• **Task statement**
Check every line of the data below for the string "chart", and copy the ones that hold it.
^^^^
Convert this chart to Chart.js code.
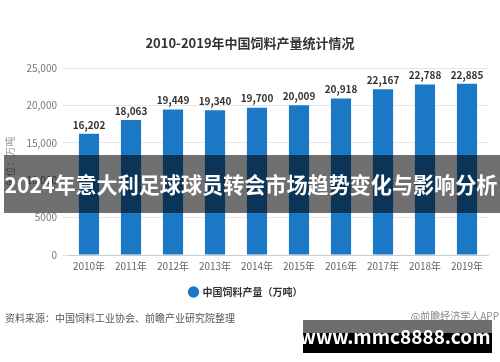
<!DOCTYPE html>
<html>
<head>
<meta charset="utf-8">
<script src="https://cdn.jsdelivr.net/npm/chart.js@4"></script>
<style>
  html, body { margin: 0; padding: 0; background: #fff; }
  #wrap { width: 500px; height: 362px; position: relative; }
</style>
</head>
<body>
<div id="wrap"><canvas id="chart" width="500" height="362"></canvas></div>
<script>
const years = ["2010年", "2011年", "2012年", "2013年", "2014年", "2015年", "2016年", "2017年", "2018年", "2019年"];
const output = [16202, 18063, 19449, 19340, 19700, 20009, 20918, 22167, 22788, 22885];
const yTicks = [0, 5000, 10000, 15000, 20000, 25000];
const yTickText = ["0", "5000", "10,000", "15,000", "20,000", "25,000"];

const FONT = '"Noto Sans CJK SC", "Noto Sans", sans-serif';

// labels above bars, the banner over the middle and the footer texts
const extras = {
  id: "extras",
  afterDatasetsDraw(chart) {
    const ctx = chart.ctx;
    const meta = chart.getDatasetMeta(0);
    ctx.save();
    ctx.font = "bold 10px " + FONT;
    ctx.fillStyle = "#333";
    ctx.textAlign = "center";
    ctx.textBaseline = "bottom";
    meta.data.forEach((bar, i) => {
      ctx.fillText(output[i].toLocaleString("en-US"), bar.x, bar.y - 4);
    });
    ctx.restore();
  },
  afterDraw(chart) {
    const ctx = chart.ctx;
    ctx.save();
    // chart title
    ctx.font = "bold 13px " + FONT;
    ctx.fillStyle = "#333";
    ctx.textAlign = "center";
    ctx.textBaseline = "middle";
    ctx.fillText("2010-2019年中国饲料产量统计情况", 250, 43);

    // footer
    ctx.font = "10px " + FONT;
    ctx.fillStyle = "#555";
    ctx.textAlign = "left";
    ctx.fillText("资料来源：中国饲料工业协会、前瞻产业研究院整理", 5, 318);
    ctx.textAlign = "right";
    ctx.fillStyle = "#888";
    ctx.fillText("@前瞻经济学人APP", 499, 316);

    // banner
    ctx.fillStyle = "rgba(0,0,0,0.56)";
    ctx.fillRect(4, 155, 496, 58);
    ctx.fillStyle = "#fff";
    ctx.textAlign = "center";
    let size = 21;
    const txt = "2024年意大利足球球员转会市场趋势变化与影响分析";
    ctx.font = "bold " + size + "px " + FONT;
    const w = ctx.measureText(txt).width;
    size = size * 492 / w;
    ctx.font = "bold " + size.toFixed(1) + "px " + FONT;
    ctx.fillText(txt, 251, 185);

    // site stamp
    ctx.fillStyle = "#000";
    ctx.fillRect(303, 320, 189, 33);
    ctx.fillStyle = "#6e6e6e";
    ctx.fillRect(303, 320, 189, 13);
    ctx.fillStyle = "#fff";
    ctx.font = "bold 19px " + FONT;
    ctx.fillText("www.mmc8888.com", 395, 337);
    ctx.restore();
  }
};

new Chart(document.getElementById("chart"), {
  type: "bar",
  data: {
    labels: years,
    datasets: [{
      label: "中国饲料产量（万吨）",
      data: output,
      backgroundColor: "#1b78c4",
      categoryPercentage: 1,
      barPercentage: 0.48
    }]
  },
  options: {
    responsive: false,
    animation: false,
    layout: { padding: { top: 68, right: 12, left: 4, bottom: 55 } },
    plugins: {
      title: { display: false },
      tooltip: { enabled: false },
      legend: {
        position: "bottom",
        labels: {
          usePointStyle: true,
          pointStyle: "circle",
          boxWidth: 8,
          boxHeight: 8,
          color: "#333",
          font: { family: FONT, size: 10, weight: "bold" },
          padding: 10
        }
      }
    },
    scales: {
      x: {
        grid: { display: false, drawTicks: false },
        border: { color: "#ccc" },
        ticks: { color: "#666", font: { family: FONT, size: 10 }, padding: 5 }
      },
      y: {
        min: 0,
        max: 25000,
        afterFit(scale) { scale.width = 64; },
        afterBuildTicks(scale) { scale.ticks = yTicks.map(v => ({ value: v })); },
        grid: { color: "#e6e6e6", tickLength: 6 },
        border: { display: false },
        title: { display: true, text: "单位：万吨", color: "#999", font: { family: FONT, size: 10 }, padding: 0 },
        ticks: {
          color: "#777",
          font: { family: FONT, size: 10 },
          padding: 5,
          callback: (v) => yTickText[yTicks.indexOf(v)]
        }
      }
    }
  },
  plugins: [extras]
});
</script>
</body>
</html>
^^^^
• **Exercise result**
Convert this chart to Chart.js code.
<script src="https://cdn.jsdelivr.net/npm/chart.js@4"></script>
<div id="wrap"><canvas id="chart" width="500" height="362"></canvas></div>
  afterDatasetsDraw(chart) {
    const ctx = chart.ctx;
    const meta = chart.getDatasetMeta(0);
  afterDraw(chart) {
    const ctx = chart.ctx;
    // chart title
new Chart(document.getElementById("chart"), {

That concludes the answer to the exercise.